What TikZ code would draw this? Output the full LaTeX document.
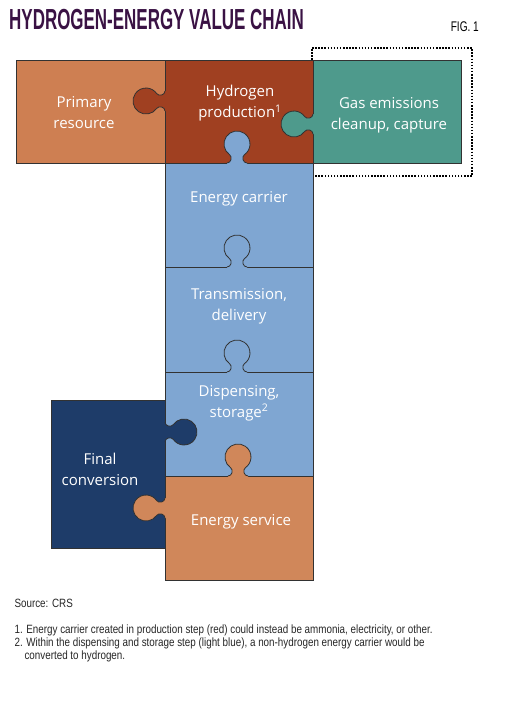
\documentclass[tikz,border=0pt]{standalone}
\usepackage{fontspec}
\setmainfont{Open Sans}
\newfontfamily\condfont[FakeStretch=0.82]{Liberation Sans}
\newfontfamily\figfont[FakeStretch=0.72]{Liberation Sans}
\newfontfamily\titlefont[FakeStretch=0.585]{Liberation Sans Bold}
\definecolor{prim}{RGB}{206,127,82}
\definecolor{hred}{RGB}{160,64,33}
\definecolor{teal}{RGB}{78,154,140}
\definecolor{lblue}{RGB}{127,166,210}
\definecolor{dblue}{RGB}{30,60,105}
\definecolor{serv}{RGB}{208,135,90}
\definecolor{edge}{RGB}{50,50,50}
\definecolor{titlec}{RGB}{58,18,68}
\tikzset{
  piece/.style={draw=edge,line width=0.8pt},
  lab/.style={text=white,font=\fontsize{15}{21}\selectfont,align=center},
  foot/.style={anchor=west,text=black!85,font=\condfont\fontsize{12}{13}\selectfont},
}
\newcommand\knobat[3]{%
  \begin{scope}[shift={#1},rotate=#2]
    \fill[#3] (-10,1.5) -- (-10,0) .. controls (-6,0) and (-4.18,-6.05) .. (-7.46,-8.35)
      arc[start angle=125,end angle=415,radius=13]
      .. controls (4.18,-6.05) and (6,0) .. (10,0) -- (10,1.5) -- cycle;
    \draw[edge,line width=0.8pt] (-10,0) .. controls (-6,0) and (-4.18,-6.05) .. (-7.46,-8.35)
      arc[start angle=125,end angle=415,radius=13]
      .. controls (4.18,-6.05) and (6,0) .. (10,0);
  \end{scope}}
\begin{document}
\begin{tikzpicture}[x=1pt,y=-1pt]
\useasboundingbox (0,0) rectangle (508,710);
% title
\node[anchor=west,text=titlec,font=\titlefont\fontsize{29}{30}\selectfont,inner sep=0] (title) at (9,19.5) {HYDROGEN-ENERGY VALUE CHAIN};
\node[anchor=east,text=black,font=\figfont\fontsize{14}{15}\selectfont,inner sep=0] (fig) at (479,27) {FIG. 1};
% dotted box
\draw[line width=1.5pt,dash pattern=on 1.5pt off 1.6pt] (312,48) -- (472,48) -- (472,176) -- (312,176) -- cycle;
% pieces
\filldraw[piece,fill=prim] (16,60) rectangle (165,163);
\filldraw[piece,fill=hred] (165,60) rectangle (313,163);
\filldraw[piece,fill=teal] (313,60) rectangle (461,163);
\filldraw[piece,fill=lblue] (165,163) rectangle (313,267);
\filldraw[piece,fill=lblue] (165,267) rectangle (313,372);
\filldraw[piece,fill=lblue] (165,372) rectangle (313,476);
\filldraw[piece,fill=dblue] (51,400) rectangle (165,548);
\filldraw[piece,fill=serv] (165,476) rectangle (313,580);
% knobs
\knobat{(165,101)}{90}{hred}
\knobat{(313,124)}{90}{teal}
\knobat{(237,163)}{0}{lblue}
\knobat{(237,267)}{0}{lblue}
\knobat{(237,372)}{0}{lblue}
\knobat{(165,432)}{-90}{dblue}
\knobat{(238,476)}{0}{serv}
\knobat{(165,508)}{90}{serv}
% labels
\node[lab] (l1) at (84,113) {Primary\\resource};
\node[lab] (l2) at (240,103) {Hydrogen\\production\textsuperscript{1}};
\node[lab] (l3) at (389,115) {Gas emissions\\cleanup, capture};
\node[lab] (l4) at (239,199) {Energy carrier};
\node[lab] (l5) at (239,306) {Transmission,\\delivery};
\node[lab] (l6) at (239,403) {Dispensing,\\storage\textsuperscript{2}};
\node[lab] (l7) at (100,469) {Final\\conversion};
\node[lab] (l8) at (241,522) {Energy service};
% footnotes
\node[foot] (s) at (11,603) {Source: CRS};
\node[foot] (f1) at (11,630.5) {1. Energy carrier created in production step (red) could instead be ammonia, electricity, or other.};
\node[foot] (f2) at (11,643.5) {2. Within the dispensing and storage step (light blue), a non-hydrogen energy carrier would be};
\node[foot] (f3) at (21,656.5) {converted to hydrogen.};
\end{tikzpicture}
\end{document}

-------------------------

**Challenge:**
Set every line down exactly as written, leaving each picture out.

**Reply:**
What TikZ code would draw this? Output the full LaTeX document.
\documentclass[tikz,border=0pt]{standalone}
\usepackage{fontspec}
\setmainfont{Open Sans}
\newfontfamily\condfont[FakeStretch=0.82]{Liberation Sans}
\newfontfamily\figfont[FakeStretch=0.72]{Liberation Sans}
\newfontfamily\titlefont[FakeStretch=0.585]{Liberation Sans Bold}
\definecolor{prim}{RGB}{206,127,82}
\definecolor{hred}{RGB}{160,64,33}
\definecolor{teal}{RGB}{78,154,140}
\definecolor{lblue}{RGB}{127,166,210}
\definecolor{dblue}{RGB}{30,60,105}
\definecolor{serv}{RGB}{208,135,90}
\definecolor{edge}{RGB}{50,50,50}
\definecolor{titlec}{RGB}{58,18,68}
\tikzset{
  piece/.style={draw=edge,line width=0.8pt},
  lab/.style={text=white,font=\fontsize{15}{21}\selectfont,align=center},
  foot/.style={anchor=west,text=black!85,font=\condfont\fontsize{12}{13}\selectfont},
}
\newcommand\knobat[3]{%
  \begin{scope}[shift={#1},rotate=#2]
    \fill[#3] (-10,1.5) -- (-10,0) .. controls (-6,0) and (-4.18,-6.05) .. (-7.46,-8.35)
      arc[start angle=125,end angle=415,radius=13]
      .. controls (4.18,-6.05) and (6,0) .. (10,0) -- (10,1.5) -- cycle;
    \draw[edge,line width=0.8pt] (-10,0) .. controls (-6,0) and (-4.18,-6.05) .. (-7.46,-8.35)
      arc[start angle=125,end angle=415,radius=13]
      .. controls (4.18,-6.05) and (6,0) .. (10,0);
  \end{scope}}
\begin{document}
\begin{tikzpicture}[x=1pt,y=-1pt]
\useasboundingbox (0,0) rectangle (508,710);
% title
\node[anchor=west,text=titlec,font=\titlefont\fontsize{29}{30}\selectfont,inner sep=0] (title) at (9,19.5) {HYDROGEN-ENERGY VALUE CHAIN};
\node[anchor=east,text=black,font=\figfont\fontsize{14}{15}\selectfont,inner sep=0] (fig) at (479,27) {FIG. 1};
% dotted box
\draw[line width=1.5pt,dash pattern=on 1.5pt off 1.6pt] (312,48) -- (472,48) -- (472,176) -- (312,176) -- cycle;
% pieces
\filldraw[piece,fill=prim] (16,60) rectangle (165,163);
\filldraw[piece,fill=hred] (165,60) rectangle (313,163);
\filldraw[piece,fill=teal] (313,60) rectangle (461,163);
\filldraw[piece,fill=lblue] (165,163) rectangle (313,267);
\filldraw[piece,fill=lblue] (165,267) rectangle (313,372);
\filldraw[piece,fill=lblue] (165,372) rectangle (313,476);
\filldraw[piece,fill=dblue] (51,400) rectangle (165,548);
\filldraw[piece,fill=serv] (165,476) rectangle (313,580);
% knobs
\knobat{(165,101)}{90}{hred}
\knobat{(313,124)}{90}{teal}
\knobat{(237,163)}{0}{lblue}
\knobat{(237,267)}{0}{lblue}
\knobat{(237,372)}{0}{lblue}
\knobat{(165,432)}{-90}{dblue}
\knobat{(238,476)}{0}{serv}
\knobat{(165,508)}{90}{serv}
% labels
\node[lab] (l1) at (84,113) {Primary\\resource};
\node[lab] (l2) at (240,103) {Hydrogen\\production\textsuperscript{1}};
\node[lab] (l3) at (389,115) {Gas emissions\\cleanup, capture};
\node[lab] (l4) at (239,199) {Energy carrier};
\node[lab] (l5) at (239,306) {Transmission,\\delivery};
\node[lab] (l6) at (239,403) {Dispensing,\\storage\textsuperscript{2}};
\node[lab] (l7) at (100,469) {Final\\conversion};
\node[lab] (l8) at (241,522) {Energy service};
% footnotes
\node[foot] (s) at (11,603) {Source: CRS};
\node[foot] (f1) at (11,630.5) {1. Energy carrier created in production step (red) could instead be ammonia, electricity, or other.};
\node[foot] (f2) at (11,643.5) {2. Within the dispensing and storage step (light blue), a non-hydrogen energy carrier would be};
\node[foot] (f3) at (21,656.5) {converted to hydrogen.};
\end{tikzpicture}
\end{document}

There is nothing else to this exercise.